What you are asked to do: Find the lines that hold the word "this" and return them.

======== Stored rows ========

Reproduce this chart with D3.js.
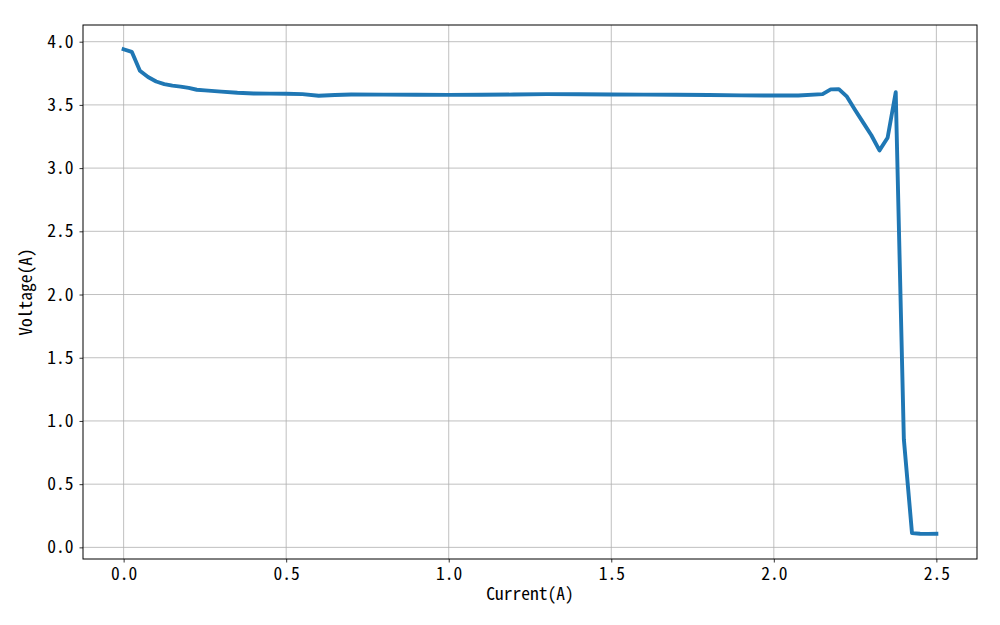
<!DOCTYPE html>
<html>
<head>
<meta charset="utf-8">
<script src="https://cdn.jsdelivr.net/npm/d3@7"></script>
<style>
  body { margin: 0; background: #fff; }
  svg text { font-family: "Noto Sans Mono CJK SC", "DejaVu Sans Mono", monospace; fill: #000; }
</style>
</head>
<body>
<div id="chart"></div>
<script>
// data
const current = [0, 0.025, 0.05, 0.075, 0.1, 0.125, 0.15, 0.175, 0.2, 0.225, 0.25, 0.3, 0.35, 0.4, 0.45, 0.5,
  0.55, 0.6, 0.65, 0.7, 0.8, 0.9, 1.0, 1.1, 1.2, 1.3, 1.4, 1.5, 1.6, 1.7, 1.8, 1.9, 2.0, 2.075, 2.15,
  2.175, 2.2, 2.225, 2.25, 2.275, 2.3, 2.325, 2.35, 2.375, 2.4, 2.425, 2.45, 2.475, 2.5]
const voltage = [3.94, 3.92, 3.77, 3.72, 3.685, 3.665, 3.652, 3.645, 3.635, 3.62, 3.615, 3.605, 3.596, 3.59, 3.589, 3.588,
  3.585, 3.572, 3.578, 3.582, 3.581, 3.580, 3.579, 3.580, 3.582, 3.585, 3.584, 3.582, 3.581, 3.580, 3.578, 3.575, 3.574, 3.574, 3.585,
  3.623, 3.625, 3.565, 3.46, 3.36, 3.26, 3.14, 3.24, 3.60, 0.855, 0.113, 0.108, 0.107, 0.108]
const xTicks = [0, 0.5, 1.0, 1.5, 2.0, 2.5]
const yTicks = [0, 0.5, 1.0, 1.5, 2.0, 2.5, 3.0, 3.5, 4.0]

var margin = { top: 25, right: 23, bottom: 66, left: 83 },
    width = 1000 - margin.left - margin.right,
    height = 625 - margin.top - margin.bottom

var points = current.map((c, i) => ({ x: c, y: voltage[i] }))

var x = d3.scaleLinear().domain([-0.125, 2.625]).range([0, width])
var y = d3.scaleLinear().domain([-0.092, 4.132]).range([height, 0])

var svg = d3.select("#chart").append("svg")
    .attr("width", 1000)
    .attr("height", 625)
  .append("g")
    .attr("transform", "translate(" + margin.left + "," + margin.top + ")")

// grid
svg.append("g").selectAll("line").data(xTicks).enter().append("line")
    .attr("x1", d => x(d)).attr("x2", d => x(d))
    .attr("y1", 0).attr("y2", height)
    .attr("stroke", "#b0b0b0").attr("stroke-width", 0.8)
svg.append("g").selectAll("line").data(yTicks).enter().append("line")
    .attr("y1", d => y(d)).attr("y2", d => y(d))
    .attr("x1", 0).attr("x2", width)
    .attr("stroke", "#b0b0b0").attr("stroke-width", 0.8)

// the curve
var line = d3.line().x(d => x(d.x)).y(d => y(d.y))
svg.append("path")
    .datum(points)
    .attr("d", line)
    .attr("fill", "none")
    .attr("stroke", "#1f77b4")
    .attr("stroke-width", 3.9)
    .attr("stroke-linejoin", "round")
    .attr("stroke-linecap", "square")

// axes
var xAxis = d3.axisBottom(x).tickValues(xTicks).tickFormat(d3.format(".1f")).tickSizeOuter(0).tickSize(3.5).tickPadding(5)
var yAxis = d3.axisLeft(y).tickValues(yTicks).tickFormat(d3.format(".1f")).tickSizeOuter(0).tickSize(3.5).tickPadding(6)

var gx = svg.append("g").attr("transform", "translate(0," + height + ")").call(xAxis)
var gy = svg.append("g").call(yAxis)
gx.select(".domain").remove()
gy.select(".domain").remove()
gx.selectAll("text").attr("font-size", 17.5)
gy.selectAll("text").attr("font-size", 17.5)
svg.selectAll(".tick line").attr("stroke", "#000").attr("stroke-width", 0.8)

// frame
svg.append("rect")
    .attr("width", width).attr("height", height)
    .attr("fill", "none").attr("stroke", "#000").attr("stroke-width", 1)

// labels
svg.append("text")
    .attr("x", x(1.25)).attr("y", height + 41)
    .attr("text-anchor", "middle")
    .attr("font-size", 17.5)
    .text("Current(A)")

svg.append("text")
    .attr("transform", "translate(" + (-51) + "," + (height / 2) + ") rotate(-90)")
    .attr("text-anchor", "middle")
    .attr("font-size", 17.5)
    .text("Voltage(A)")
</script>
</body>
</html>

========
======== Stored rows ========

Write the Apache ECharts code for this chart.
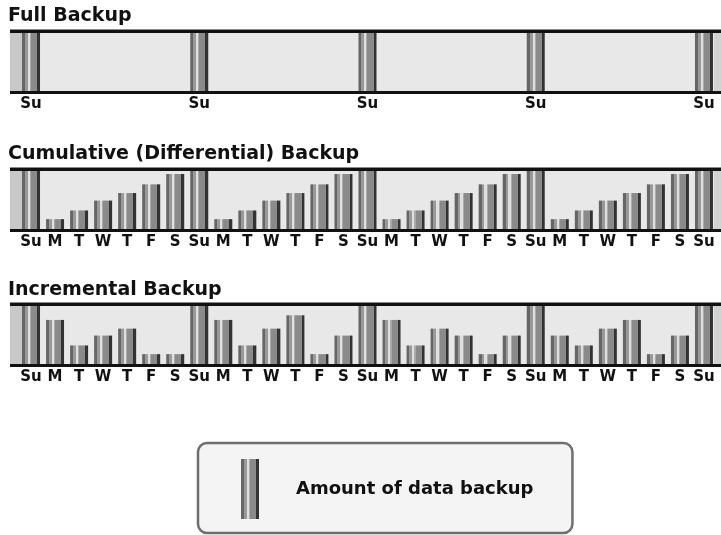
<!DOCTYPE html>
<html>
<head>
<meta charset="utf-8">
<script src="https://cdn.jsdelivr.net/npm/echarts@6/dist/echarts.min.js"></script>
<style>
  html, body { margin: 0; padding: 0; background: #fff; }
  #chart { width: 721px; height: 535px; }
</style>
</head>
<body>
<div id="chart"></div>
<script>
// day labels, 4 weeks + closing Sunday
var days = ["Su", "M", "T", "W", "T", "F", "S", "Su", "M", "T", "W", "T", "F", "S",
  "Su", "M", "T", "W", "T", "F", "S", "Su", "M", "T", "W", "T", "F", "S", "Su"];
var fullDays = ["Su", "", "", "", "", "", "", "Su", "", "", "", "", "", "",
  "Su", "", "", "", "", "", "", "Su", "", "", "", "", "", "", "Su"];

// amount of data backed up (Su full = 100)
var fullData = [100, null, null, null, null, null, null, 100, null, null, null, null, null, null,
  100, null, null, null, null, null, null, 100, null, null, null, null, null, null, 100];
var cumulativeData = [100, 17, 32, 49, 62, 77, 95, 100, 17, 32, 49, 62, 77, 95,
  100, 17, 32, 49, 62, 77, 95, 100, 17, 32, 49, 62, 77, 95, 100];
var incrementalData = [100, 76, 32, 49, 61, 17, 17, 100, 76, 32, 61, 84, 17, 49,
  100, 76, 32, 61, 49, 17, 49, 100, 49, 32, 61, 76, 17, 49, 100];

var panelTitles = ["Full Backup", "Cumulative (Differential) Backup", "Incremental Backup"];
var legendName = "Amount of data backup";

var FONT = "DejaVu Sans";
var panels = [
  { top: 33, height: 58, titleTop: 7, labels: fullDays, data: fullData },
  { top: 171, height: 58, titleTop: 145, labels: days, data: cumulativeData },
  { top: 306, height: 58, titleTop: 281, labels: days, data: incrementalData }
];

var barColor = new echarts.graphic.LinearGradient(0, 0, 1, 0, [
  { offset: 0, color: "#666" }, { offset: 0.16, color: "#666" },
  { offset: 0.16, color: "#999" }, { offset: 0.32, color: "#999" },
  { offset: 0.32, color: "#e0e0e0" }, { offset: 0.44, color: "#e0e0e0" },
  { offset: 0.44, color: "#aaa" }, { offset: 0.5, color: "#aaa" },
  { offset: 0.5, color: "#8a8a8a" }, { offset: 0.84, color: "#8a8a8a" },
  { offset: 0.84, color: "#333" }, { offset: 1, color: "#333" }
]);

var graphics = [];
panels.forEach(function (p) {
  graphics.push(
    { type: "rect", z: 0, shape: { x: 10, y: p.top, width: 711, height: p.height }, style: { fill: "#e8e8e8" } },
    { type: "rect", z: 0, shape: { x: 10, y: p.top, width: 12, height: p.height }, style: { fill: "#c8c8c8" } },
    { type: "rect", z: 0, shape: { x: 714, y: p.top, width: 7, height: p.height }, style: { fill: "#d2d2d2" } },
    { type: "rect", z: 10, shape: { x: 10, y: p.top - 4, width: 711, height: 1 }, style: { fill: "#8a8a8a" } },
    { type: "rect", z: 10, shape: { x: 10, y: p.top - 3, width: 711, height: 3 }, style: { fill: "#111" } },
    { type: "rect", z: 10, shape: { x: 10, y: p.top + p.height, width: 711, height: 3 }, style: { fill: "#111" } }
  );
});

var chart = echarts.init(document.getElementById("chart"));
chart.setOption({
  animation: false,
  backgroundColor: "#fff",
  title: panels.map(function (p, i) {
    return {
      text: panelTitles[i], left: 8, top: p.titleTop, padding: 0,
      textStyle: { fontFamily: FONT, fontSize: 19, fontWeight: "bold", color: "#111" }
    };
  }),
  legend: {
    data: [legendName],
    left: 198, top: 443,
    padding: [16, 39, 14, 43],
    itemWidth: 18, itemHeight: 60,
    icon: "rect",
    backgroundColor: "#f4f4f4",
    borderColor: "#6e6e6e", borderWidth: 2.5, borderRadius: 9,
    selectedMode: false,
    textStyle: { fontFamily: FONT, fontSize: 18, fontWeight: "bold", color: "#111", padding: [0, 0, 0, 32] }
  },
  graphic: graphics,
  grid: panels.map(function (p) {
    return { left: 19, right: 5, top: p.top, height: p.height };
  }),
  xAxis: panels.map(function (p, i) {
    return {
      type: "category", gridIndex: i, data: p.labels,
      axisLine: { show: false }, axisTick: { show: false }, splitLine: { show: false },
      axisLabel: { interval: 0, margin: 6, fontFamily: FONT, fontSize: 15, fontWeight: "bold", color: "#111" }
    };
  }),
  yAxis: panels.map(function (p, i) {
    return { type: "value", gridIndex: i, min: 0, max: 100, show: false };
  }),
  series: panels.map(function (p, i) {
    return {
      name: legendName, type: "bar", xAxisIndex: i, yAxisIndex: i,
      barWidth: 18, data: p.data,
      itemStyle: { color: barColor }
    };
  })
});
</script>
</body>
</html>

========

Final answer:
Reproduce this chart with D3.js.
Write the Apache ECharts code for this chart.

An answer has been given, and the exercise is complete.